The British Pound slipped below the 50-Day SMA (1.6396) to reach a low of 1.6329 but held up ahead of the November low at 1.6260, and the currency is likely to hold a broad range ahead of the Bank of England interest rate decision on Thursday as investors weigh the outlook for future policy. Meanwhile, the National Institute of Economic and Social Research held a cautious outlook for the nation and argued that the government should continue to increase spending and support the fragile economy as growth prospects remain subdued. The group stated that policy makers “should actually loosen fiscal policy in the short-run and then tighten” as conditions improve in order to encourage a sustainable recovery, and went onto say that a provisional income tax reimbursement of nearly 1.0% of GDP would increase economic activity by 0.2% over the next two-years. At the same time, the British Chambers of Commerce said that the government should remain proactive as the economy continues to face “major risks,” and warned that lowering the “fiscal deficit significantly before the economy starts growing again at a more normal pace would be a major mistake, which could unleash a new recession.”
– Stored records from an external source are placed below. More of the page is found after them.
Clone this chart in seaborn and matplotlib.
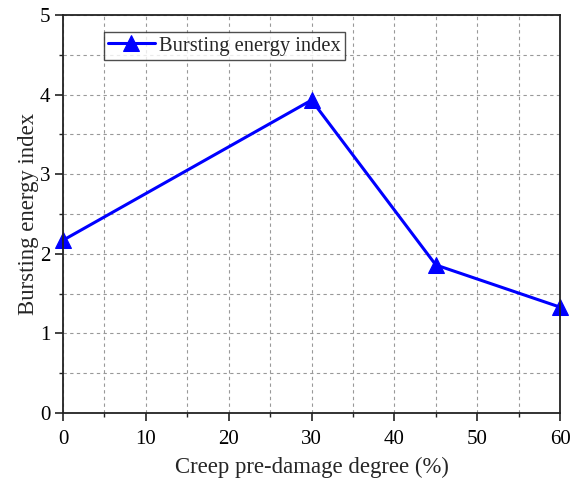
import matplotlib
matplotlib.use("Agg")
import matplotlib.pyplot as plt
import seaborn as sns
import pandas as pd
from matplotlib.ticker import MultipleLocator

degree = [0, 30, 45, 60]
energy_index = [2.17, 3.93, 1.86, 1.33]
series_name = "Bursting energy index"

df = pd.DataFrame({"x": degree, "y": energy_index})

sns.set_style("white")
plt.rcParams["font.family"] = ["Liberation Serif", "DejaVu Serif"]
plt.rcParams["mathtext.fontset"] = "stix"

fig = plt.figure(figsize=(5.8, 4.86), dpi=100)
ax = fig.add_axes([0.1086, 0.1502, 0.857, 0.819])

sns.lineplot(data=df, x="x", y="y", ax=ax, color="#0000ff", lw=2.2,
             marker="^", markersize=12, markeredgecolor="#0000ff",
             label=series_name)

ax.set_xlim(0, 60)
ax.set_ylim(0, 5)
ax.xaxis.set_major_locator(MultipleLocator(10))
ax.xaxis.set_minor_locator(MultipleLocator(5))
ax.yaxis.set_major_locator(MultipleLocator(1))
ax.yaxis.set_minor_locator(MultipleLocator(0.5))
ax.grid(True, which="both", ls=(0, (3, 3)), color="#999999", lw=0.8)
ax.set_axisbelow(True)
for s in ax.spines.values():
    s.set_color("#222222")
    s.set_linewidth(1.3)
ax.tick_params(which="major", direction="out", length=6, width=1.2, labelsize=15,
               left=True, bottom=True, colors="#222222", pad=3)
ax.tick_params(axis="x", which="major", pad=6)
ax.tick_params(which="minor", direction="out", length=3, width=1.0,
               left=True, bottom=True, colors="#222222")
ax.tick_params(labelcolor="black")
ax.set_xlabel("Creep pre-damage degree (%)", fontsize=16.4, labelpad=6)
ax.set_ylabel("Bursting energy index", fontsize=16.4, labelpad=0.5)
for l in ax.lines:
    l.set_clip_on(False)

leg = ax.legend(loc="upper left", bbox_to_anchor=(0.082, 0.957), fontsize=14.8,
                frameon=True, fancybox=False, edgecolor="#222222",
                handlelength=2.3, borderpad=0.2, handletextpad=0.2,
                borderaxespad=0)
leg.get_frame().set_linewidth(1.0)

fig.savefig("out.png", dpi=100)
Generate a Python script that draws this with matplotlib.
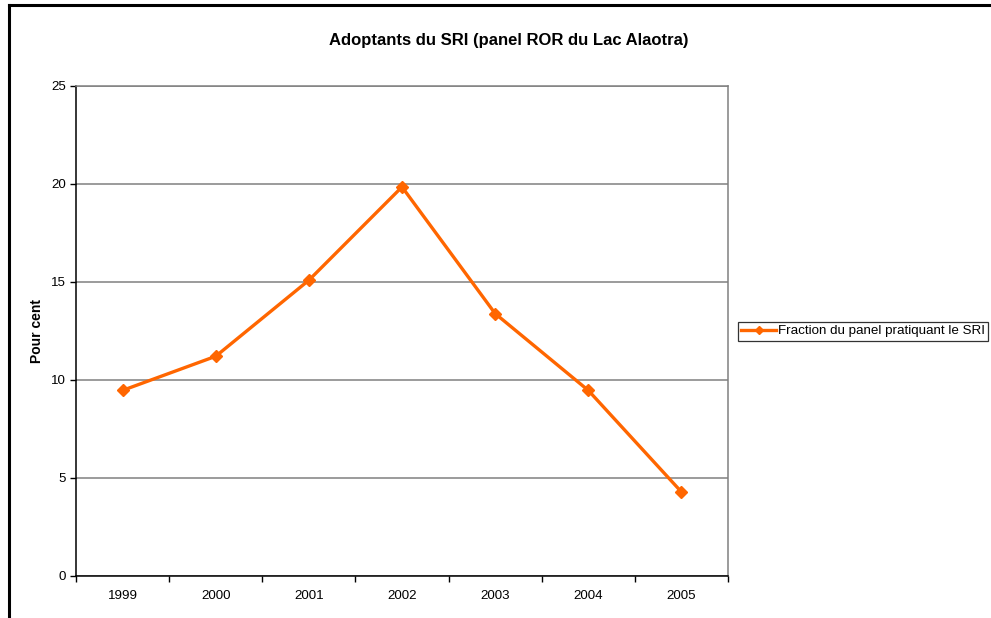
from matplotlib import pyplot as plt
from matplotlib.lines import Line2D
import numpy as np

annees = ["1999", "2000", "2001", "2002", "2003", "2004", "2005"]
fraction_sri = [9.47, 11.21, 15.09, 19.85, 13.39, 9.47, 4.29]

plt.rcParams["font.family"] = ["Liberation Sans", "DejaVu Sans"]

W, H = 991, 618
fig = plt.figure(figsize=(W / 100, H / 100), dpi=100)

# zone de tracé (coordonnées en pixels de l'image)
x0, x1, y0, y1 = 76, 728, 86, 576
ax = fig.add_axes([x0 / W, 1 - y1 / H, (x1 - x0) / W, (y1 - y0) / H])

x = np.arange(len(annees))
ax.plot(x, fraction_sri, color="#FF6600", linewidth=2.4, marker="D", markersize=6.5,
        label="Fraction du panel pratiquant le SRI")

ax.set_xlim(-0.5, len(annees) - 0.5)
ax.set_ylim(0, 25)
ax.set_yticks(np.arange(0, 26, 5))
ax.yaxis.grid(True, color="#808080", linewidth=1.1)
ax.set_axisbelow(True)

ax.set_xticks(x)
ax.set_xticklabels(annees)
ax.set_xticks(np.arange(-0.5, len(annees)), minor=True)
ax.tick_params(axis="x", which="major", length=0, pad=10, labelsize=9.6)
ax.tick_params(axis="x", which="minor", length=4, width=1, direction="out")
ax.tick_params(axis="y", length=4, width=1, direction="out", labelsize=9.6, pad=3)

for s in ["top", "right"]:
    ax.spines[s].set_color("#808080")
    ax.spines[s].set_linewidth(1.1)
for s in ["left", "bottom"]:
    ax.spines[s].set_color("black")
    ax.spines[s].set_linewidth(1.1)

ax.set_ylabel("Pour cent", fontsize=10, fontweight="bold")
ax.yaxis.set_label_coords(-(x0 - 44) / (x1 - x0), 0.5)
fig.text(0.513, 1 - 40 / H, "Adoptants du SRI (panel ROR du Lac Alaotra)",
         ha="center", va="center", fontsize=12, fontweight="bold")

leg = ax.legend(loc="center left", bbox_to_anchor=(738 / W, 1 - 331 / H),
                bbox_transform=fig.transFigure, fontsize=9.6, frameon=True,
                fancybox=False, borderpad=0.25, handlelength=2.6, handletextpad=0.15,
                borderaxespad=0, markerscale=0.6)
leg.get_frame().set_edgecolor("black")
leg.get_frame().set_linewidth(0.9)

# cadre du graphique (bords haut et gauche visibles)
fig.add_artist(Line2D([9 / W, 1.0], [1 - 5 / H, 1 - 5 / H], color="black", linewidth=2.2,
                      transform=fig.transFigure))
fig.add_artist(Line2D([9 / W, 9 / W], [1 - 5 / H, 0.0], color="black", linewidth=2.2,
                      transform=fig.transFigure))

plt.savefig("out.png", dpi=100)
The greenback extended the rally from the previous week and strengthened against most of its major counterparts following the rise in risk aversion, and the reserve currency may continue to appreciate going into the North American session as equity futures foreshadow a lower open for the U.S. market. Nevertheless, consumer credit in the world’s largest economy is expected to contract at an annual rate of $9.3B in October after tumbling $14.8B in the previous month as households continue to face a weakening labor market paired with tightened credit standards, and the data is likely to weigh on the outlook for future growth as private sector spending accounts for more than two-thirds of the economy. Moreover, Fed Chairman Ben Bernanke is scheduled to speak in front of the Economic Club of Washington at 17:00 GMT, and comments from the central bank head could move the foreign exchange market as investors mull over the prospects for monetary policy over the following year.